Umfang und Tiefe der Prüfungen sollen sinken

Um für den Netzausbau schnellere Planungen und Genehmigungen zu erreichen, will das Wirtschaftsministerium den Umfang und die Tiefe der Prüfungen verringern. Der 2023 mit den Ländern geschlossene „Beschleunigungspakt“ zeige erste Erfolge. So werde das Vorhaben Ultranet schon 2026 in Betrieb gehen, ein Jahr früher als gedacht. Diesen Zeitplan bestätigte auch der Vorstandsvorsitzende Hans-Jürgen Brick am Donnerstag auf der Bilanzpressekonferenz des Netzbetreibers Amprion. Amprion und Transnet BW werden ab dem übernächsten Jahr über eine 340 Kilometer lange Leitung zwischen Nordrhein-Westfalen und Baden-Württemberg erstmals Gleich- und Wechselstrom mit einer Spannung von 380 Kilovolt auf denselben Masten übertragen.
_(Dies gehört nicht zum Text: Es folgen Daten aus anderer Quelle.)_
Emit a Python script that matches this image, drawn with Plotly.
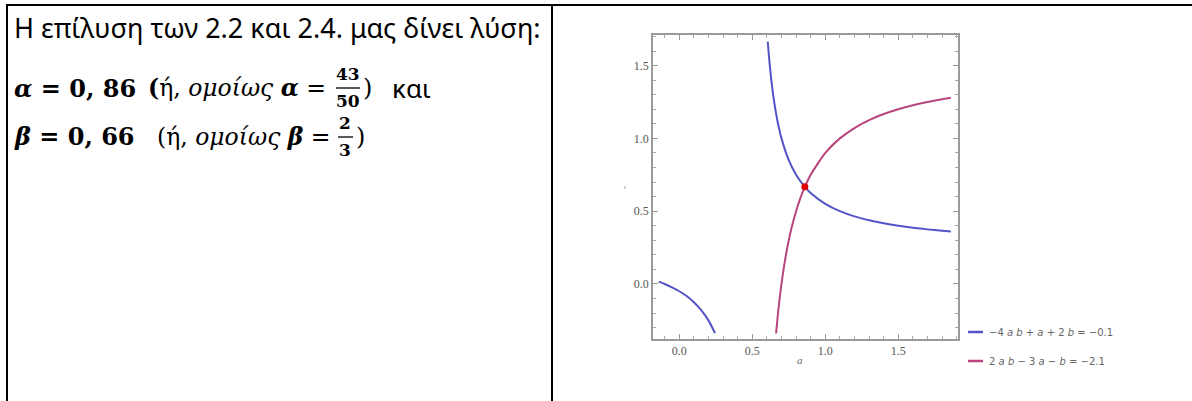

Die Übertragungsnetze in der Höchstspannungsebene von mindestens 220 Kilovolt werden oft als Stromautobahnen bezeichnet. Die Verteilnetze mit 110 Kilovolt und weniger bilden die Land- und Kreisstraßen. Auf dieser Ebene will die Plattform Klimaneutrales Stromsystem die Nachfrage dadurch entzerren, dass je nach Zeitpunkt unterschiedliche Preissignale ausgesandt werden, etwa flexible Netzentgelte. Auch haben die Verteilnetzbetreiber seit Jahresbeginn die Möglichkeit, den Strombezug von Verbrauchern mit entsprechenden Verträgen dem Angebot gezielter anzupassen. Klar ist aber, dass auch die Verteilnetze stark zu erweitern sind. Dem Ministeriumspapier zufolge ist die Zahl der Erzeugungsanlagen und Speicher für erneuerbare Energien 2023 um das Anderthalbfache gestiegen, von 600.000 auf 1,5 Millionen Einheiten.
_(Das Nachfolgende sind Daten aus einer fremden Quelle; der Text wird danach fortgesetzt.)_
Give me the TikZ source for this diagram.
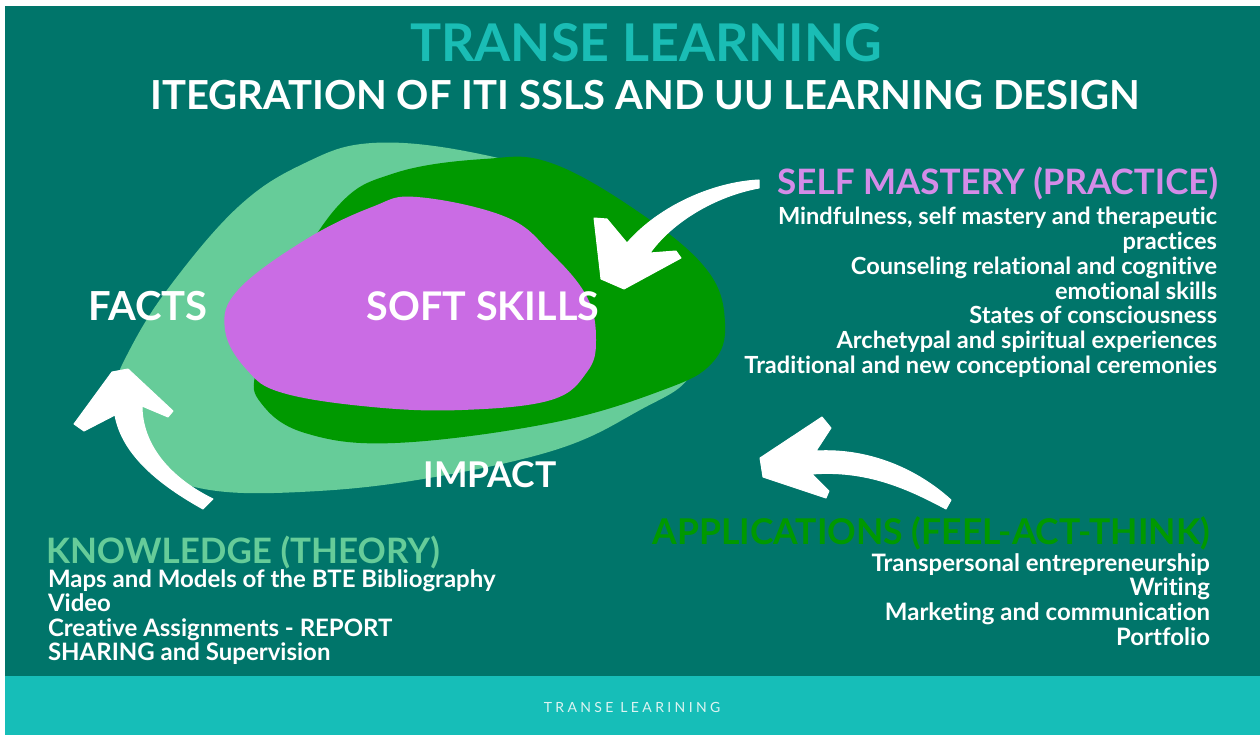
\documentclass[tikz,border=0pt]{standalone}
\usepackage{fontspec}
\setmainfont{Lato}[Ligatures={NoCommon}]
\definecolor{bgteal}{HTML}{00756A}
\definecolor{band}{HTML}{16BEB8}
\definecolor{titlecol}{HTML}{1ABDB5}
\definecolor{lightgreen}{HTML}{66CC99}
\definecolor{darkgreen}{HTML}{009900}
\definecolor{softpurple}{HTML}{CA6CE4}
\definecolor{headpurple}{HTML}{D48CE8}
\definecolor{footcol}{HTML}{DDF4F2}
\tikzset{
  txt/.style={inner sep=0pt, outer sep=0pt},
  titletxt/.style={txt, text=titlecol, font=\fontsize{52}{52}\selectfont\bfseries},
  subtxt/.style={txt, text=white, font=\fontsize{40}{40}\selectfont\bfseries},
  headtxt/.style={txt, font=\fontsize{#1}{#1}\selectfont\bfseries},
  bodytxt/.style={txt, text=white, font=\fontsize{#1}{25}\selectfont\bfseries},
  blobtxt/.style={txt, text=white, font=\fontsize{#1}{#1}\selectfont\bfseries},
  arrowshape/.style={fill=white, draw=white, line width=1pt, line join=round},
  blob/.style={smooth cycle, tension=0.65}
}
\begin{document}
\begin{tikzpicture}[x=1pt,y=-1pt]
\useasboundingbox (0,0) rectangle (1260,735);
\fill[white] (0,0) rectangle (1260,735);
\fill[bgteal] (5,6) rectangle (1260,676);
\fill[band] (5,676) rectangle (1260,735);

% blobs
\fill[lightgreen] plot[blob] coordinates {(372,143) (470,152) (560,180) (650,240) (700,320) (690,376) (640,410) (555,450) (417,480) (300,492) (210,490) (160,470) (125,428) (118,385) (127,355) (167,290) (238,207) (305,163)};
\fill[darkgreen] plot[blob] coordinates {(337,207) (395,173) (484,159) (551,163) (640,213) (707,270) (725,323) (712,363) (663,390) (551,423) (395,443) (305,433) (261,403) (256,370) (280,300)};
\fill[softpurple] plot[blob] coordinates {(417,197) (506,217) (551,253) (587,297) (596,340) (587,372) (551,400) (462,410) (372,407) (283,393) (247,370) (225,330) (238,290) (305,240) (372,207)};

% arrows
\fill[arrowshape] (759,180) .. controls (715,182) and (660,205) .. (627,243)
  -- (607,219) -- (594,218) -- (601,279) -- (624,289) -- (681,258) -- (676,251) -- (650,253)
  .. controls (672,222) and (715,196) .. (759,188) -- cycle;
\fill[arrowshape] (112,372) -- (128,369) -- (173,411) -- (168,417) -- (142,406)
  .. controls (142,445) and (170,478) .. (213,499) -- (203,509)
  .. controls (160,485) and (122,455) .. (115,415) -- (84,431) -- (74,424) -- cycle;
\fill[arrowshape] (822,417) -- (831,428) -- (816,451)
  .. controls (870,448) and (918,470) .. (951,500) -- (946,509)
  .. controls (905,487) and (865,470) .. (812,474)
  -- (829,491) -- (826,498) -- (763,477) -- (760,458) -- cycle;

% titles
\node[titletxt, anchor=base] (title) at (646,62) {TRANSE LEARNING};
\node[subtxt, anchor=base] (subtitle) at (645,110) {ITEGRATION OF ITI SSLS AND UU LEARNING DESIGN};

% blob labels
\node[blobtxt=40, anchor=base] (facts) at (148,320) {FACTS};
\node[blobtxt=39.5, anchor=base] (soft) at (483,320) {SOFT SKILLS};
\node[blobtxt=35.5, anchor=base] (impact) at (490,487) {IMPACT};

% self mastery
\node[headtxt=35, text=headpurple, anchor=base east] (smh) at (1218,195) {SELF MASTERY (PRACTICE)};
\foreach \t [count=\i] in {{Mindfulness, self mastery and therapeutic},{practices},{Counseling relational and cognitive},{emotional skills},{States of consciousness},{Archetypal and spiritual experiences},{Traditional and new conceptional ceremonies}}
  \node[bodytxt=23.6, anchor=base east] (sm\i) at (1217,{225+24.7*(\i-1)}) {\t};

% knowledge
\node[headtxt=35, text=lightgreen, anchor=base west] (kh) at (46,563) {KNOWLEDGE (THEORY)};
\foreach \t [count=\i] in {{Maps and Models of the BTE Bibliography},{Video},{Creative Assignments - REPORT},{SHARING and Supervision}}
  \node[bodytxt=24, anchor=base west] (kn\i) at (48,{587+24.5*(\i-1)}) {\t};

% applications
\node[headtxt=35.5, text=darkgreen, anchor=base east] (ah) at (1210,544) {APPLICATIONS (FEEL-ACT-THINK)};
\foreach \t [count=\i] in {{Transpersonal entrepreneurship},{Writing},{Marketing and communication},{Portfolio}}
  \node[bodytxt=24, anchor=base east] (ap\i) at (1210,{571+24.8*(\i-1)}) {\t};

% footer
\node[txt, text=footcol, anchor=base, font=\fontsize{14}{14}\selectfont\addfontfeatures{LetterSpace=24}] (foot) at (632,712) {TRANSE LEARINING};
\end{tikzpicture}
\end{document}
Hinzu komme wachsender Strombedarf für Elektroautos und Wärmepumpen. „Ohne bedarfsgerechten Ausbau der Verteilnetze und die zügige und effiziente Herstellung der neuen Netzanschlüsse wird das nicht zu bewältigen sein“, stellt Habecks Ressort klar. Noch bis Ende April hätten die 80 größten Verteilnetzbetreiber Zeit, auf Basis der vorliegenden Regionalszenarien ihre Netzausbaupläne zu machen. 2035 solle die deutsche Stromversorgung „nahezu klimaneutral werden“, heißt es in dem Dokument. Dafür sei der Ausbau der Übertragungs- und Verteilnetze unverzichtbar. Laut Netzentwicklungsplan sind bis 2037 Investitionen von 272 Milliarden Euro nötig. Bis zur geplanten vollständigen deutschen Treibhausgasneutralität im Jahr 2045 fallen mehr als 300 Milliarden Euro an. Irgendwo muss dieses viele Geld herkommen – vermutlich aus steigenden Nutzungsentgelten.